BRIEF >>
From the first line of the listing below, retype each line up to and including the one with "var svgHeight = 349;"; pictures stay out.

** begin DATA EXCERPT **

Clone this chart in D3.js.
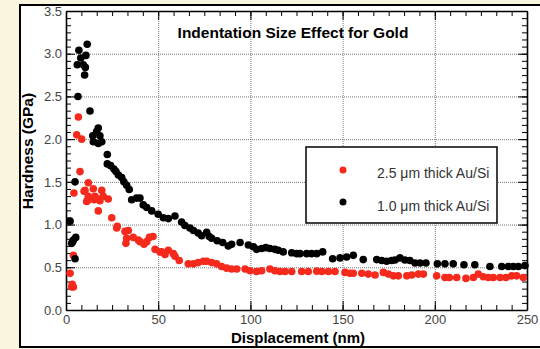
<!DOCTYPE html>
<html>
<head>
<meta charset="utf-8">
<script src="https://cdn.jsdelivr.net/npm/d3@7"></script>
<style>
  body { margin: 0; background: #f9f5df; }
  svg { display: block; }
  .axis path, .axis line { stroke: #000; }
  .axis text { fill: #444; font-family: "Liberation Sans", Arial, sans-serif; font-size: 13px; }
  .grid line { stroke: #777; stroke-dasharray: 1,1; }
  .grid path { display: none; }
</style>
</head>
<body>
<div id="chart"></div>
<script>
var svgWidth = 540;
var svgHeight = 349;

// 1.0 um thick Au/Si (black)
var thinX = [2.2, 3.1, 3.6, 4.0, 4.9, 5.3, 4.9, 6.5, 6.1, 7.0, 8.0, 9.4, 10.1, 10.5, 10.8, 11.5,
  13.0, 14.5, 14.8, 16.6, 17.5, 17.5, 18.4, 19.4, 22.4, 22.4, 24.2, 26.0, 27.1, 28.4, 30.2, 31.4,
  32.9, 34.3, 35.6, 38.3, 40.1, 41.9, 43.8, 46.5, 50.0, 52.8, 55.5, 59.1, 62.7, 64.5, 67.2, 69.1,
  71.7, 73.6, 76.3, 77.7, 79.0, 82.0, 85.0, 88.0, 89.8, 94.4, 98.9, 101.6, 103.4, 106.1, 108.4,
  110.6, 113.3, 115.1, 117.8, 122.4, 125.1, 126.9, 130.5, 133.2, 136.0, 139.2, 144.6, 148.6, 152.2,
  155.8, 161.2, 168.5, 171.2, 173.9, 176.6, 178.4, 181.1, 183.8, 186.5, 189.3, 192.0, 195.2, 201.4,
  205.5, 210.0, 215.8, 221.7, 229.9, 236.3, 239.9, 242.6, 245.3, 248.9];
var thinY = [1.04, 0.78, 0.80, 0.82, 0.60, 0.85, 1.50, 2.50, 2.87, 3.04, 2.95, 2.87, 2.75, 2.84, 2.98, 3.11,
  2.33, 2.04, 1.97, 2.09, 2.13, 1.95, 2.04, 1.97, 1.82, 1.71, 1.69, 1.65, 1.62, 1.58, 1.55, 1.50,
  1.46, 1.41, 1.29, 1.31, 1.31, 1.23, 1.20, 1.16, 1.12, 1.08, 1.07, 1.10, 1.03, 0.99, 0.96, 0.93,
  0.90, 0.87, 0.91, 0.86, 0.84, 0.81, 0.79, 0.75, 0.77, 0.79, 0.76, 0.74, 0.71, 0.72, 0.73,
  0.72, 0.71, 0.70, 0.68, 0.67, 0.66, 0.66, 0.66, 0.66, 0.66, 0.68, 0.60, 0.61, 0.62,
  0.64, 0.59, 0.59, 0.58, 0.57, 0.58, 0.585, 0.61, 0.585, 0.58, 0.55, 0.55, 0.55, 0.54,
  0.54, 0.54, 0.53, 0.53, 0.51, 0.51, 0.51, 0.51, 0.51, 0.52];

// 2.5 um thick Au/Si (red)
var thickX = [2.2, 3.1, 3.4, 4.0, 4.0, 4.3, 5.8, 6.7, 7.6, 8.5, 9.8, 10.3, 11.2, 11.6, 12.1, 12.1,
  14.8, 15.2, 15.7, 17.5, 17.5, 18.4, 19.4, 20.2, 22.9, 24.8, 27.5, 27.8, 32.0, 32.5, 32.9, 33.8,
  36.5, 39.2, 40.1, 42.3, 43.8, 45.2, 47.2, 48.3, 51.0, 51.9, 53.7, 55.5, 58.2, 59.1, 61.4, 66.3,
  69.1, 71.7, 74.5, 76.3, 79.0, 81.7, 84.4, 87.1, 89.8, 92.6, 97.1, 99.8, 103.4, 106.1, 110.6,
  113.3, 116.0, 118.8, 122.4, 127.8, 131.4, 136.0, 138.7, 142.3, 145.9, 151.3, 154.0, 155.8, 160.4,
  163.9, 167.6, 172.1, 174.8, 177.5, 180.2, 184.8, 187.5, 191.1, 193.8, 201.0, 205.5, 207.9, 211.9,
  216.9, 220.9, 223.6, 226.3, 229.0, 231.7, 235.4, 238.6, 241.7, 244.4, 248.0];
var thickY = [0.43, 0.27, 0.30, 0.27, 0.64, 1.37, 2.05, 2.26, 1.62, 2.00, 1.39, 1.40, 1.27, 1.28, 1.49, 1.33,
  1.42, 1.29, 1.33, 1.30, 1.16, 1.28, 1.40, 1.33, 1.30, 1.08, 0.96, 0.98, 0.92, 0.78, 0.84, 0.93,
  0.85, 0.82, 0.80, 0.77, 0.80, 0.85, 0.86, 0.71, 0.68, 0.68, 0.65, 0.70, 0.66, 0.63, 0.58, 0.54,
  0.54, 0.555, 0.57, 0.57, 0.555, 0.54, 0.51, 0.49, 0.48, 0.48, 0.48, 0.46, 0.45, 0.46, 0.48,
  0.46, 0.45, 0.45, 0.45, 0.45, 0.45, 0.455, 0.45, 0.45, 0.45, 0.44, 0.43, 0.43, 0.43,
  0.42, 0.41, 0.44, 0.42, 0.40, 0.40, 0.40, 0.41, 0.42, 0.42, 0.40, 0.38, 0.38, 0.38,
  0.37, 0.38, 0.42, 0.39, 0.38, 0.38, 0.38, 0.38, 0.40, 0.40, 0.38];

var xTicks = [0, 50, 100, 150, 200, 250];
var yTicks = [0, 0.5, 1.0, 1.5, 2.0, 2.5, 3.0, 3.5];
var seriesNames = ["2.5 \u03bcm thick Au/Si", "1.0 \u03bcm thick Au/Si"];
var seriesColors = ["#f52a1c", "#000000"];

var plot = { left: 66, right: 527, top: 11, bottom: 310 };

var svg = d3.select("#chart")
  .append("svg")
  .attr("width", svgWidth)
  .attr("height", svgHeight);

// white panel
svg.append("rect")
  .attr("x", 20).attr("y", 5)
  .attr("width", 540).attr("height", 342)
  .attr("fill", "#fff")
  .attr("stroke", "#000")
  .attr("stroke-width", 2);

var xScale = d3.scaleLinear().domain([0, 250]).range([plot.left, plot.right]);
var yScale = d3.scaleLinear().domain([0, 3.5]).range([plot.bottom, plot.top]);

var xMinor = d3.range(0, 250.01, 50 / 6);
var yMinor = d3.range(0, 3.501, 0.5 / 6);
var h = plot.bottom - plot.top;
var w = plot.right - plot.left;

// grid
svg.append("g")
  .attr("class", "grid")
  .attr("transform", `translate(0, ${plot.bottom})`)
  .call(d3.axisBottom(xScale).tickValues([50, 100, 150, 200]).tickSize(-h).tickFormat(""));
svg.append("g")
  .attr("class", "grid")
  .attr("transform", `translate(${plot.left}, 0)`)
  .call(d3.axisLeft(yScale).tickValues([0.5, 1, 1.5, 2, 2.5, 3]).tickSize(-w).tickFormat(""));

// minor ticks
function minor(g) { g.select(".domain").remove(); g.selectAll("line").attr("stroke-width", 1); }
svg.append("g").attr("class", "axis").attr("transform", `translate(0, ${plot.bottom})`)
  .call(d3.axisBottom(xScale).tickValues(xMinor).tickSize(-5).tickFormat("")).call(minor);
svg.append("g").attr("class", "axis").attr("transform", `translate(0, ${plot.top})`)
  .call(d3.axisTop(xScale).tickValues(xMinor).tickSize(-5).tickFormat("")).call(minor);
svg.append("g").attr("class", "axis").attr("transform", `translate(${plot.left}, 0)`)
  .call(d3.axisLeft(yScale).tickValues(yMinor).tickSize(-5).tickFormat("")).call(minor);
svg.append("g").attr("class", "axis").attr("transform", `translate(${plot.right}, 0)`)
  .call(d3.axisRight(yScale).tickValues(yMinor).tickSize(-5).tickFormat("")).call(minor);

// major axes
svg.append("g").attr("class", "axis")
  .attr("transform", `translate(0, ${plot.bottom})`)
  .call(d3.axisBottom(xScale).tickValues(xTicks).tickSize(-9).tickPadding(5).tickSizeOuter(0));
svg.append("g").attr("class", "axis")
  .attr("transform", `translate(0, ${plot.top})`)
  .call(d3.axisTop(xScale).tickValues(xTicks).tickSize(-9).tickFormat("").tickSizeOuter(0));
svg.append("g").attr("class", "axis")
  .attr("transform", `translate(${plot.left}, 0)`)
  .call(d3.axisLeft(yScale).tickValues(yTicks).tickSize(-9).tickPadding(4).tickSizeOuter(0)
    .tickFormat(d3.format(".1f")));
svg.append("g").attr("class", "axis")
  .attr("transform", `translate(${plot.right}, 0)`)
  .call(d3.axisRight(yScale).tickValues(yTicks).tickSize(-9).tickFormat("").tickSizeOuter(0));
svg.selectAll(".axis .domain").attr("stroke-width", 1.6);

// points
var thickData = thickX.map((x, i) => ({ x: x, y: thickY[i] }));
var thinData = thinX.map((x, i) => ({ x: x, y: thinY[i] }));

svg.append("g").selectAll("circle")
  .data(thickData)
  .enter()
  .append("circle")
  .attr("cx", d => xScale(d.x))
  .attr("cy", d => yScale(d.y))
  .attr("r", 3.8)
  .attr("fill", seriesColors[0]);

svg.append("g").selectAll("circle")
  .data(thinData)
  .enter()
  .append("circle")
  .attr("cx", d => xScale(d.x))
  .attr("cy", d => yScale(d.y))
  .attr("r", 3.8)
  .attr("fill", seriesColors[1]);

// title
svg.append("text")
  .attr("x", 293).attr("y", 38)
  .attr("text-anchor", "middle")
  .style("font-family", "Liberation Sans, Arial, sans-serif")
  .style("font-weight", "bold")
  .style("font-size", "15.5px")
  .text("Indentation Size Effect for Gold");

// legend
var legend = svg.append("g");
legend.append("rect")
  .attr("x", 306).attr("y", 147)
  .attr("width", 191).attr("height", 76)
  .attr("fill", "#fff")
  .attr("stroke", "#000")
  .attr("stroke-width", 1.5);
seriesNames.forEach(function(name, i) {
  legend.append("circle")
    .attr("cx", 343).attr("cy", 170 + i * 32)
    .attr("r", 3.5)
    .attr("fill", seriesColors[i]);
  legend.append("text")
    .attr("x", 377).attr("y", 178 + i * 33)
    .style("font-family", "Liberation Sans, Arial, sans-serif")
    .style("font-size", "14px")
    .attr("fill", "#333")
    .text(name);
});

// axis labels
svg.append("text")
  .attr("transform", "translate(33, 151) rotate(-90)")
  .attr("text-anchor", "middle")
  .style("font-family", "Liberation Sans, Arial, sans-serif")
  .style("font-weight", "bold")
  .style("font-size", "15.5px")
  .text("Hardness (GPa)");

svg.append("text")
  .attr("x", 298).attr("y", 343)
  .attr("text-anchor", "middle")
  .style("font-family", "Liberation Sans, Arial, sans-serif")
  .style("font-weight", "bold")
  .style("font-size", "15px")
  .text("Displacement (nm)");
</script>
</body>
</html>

** end DATA EXCERPT **

RESULT OF THE EXERCISE >>
Clone this chart in D3.js.
<!DOCTYPE html>
<html>
<head>
<meta charset="utf-8">
<script src="https://cdn.jsdelivr.net/npm/d3@7"></script>
<style>
  body { margin: 0; background: #f9f5df; }
  svg { display: block; }
  .axis path, .axis line { stroke: #000; }
  .axis text { fill: #444; font-family: "Liberation Sans", Arial, sans-serif; font-size: 13px; }
  .grid line { stroke: #777; stroke-dasharray: 1,1; }
  .grid path { display: none; }
</style>
</head>
<body>
<div id="chart"></div>
<script>
var svgWidth = 540;
var svgHeight = 349;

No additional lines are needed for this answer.